Per essere efficace, la valutazione formativa richiede sensibilità pedagogica, riflessione didattica e capacità di ascolto attivo. Si articola attraverso la definizione di obiettivi di apprendimento chiari e trasparenti, l’osservazione sistematica del comportamento e delle produzioni degli studenti, la restituzione di un feedback tempestivo, specifico e costruttivo, e l’impiego di strumenti che favoriscano l’autovalutazione e la consapevolezza metacognitiva.
Il feedback, in particolare, svolge una funzione cruciale in quanto non si limita a segnalare ciò che è giusto o sbagliato, ma offre indicazioni pratiche su come migliorare, incoraggia lo sforzo e stimola la motivazione intrinseca. Quando è ben calibrato, il feedback aiuta a sviluppare l’autoefficacia e a costruire una mentalità di crescita.

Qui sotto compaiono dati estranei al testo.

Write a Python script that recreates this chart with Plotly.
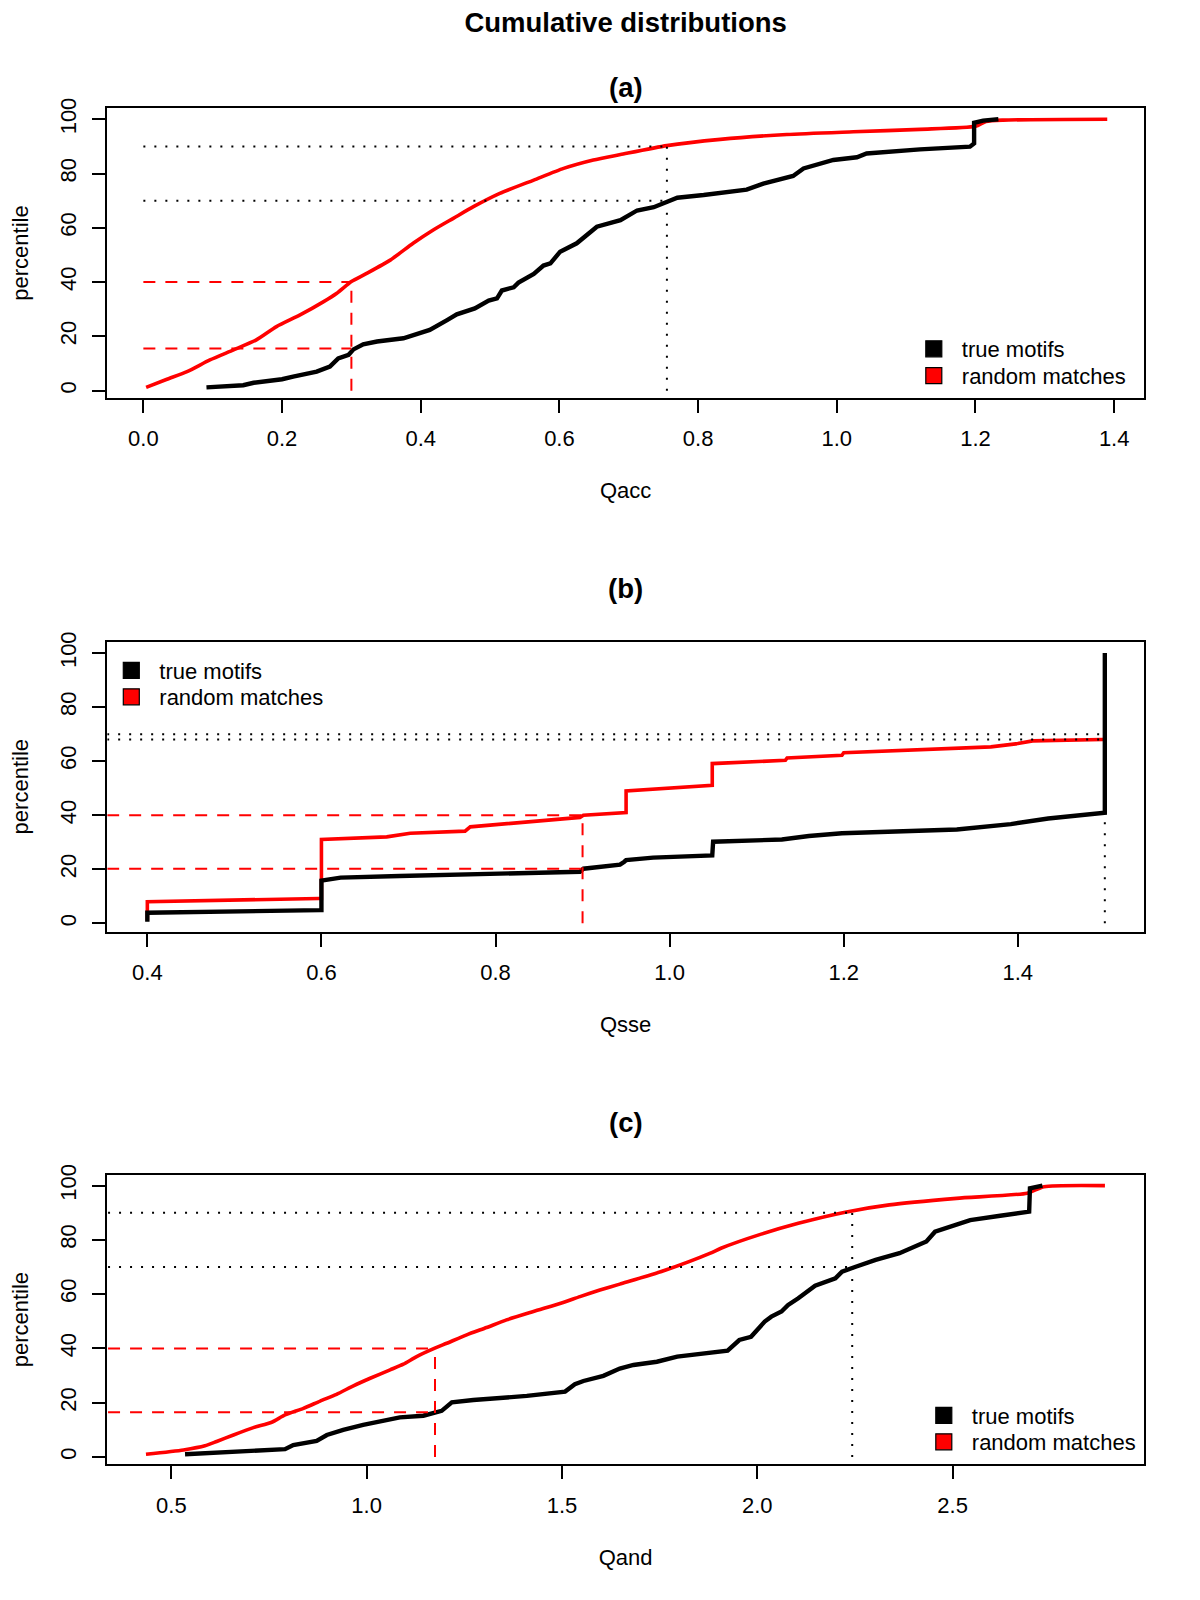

L’insegnante, in questa prospettiva, diventa un coach dell’apprendimento, capace di adattare il proprio intervento in base ai bisogni e ai ritmi degli studenti, sostenendo i loro progressi in modo empatico e personalizzato. Anche l’uso dei dati di apprendimento, se interpretati in modo critico e responsabile, può potenziare la pratica valutativa, offrendo informazioni utili per riprogettare le attività e calibrare gli obiettivi formativi.
Le tecnologie digitali, infine, possono facilitare la raccolta e l’analisi dei dati, rendere più agevole la documentazione dei processi e favorire una maggiore interazione tra docente e discente, promuovendo una valutazione più equa, trasparente e orientata alla crescita personale. In conclusione, una valutazione formativa autentica non misura semplicemente l’apprendimento essa lo genera, lo nutre e lo trasforma in un processo consapevole e continuo di evoluzione personale.
Verso una scuola riflessiva e inclusiva
La forza del rapporto OCSE sta nella sua visione sistemica e olistica dell’insegnamento, le cinque dimensioni proposte non rappresentano elementi isolati, ma si configurano come componenti sinergiche di un ecosistema educativo coerente, in cui ogni pratica potenzia e rafforza le altre. La loro integrazione consapevole all’interno delle politiche scolastiche e della progettazione didattica è ciò che consente di trasformare la scuola in un ambiente realmente formativo, in grado di accompagnare lo studente lungo tutto il suo percorso di crescita intellettuale, emotiva e relazionale.
Riflettere su queste pratiche, adottarle e adattarle al proprio contesto non è più un’opzione, ma una responsabilità etica e professionale per chi opera nella scuola del XXI secolo. Si tratta di passare da un modello di trasmissione statica del sapere a uno di costruzione condivisa e partecipata, che valorizzi il pensiero critico, l’inclusione, il benessere e la capacità di apprendere per tutta la vita.
Solo una scuola autenticamente educativa, capace di innovarsi, di mettersi in discussione e di abbracciare la complessità del presente, potrà formare persone competenti, consapevoli, resilienti e capaci di contribuire alla costruzione di una società più giusta, sostenibile e umana.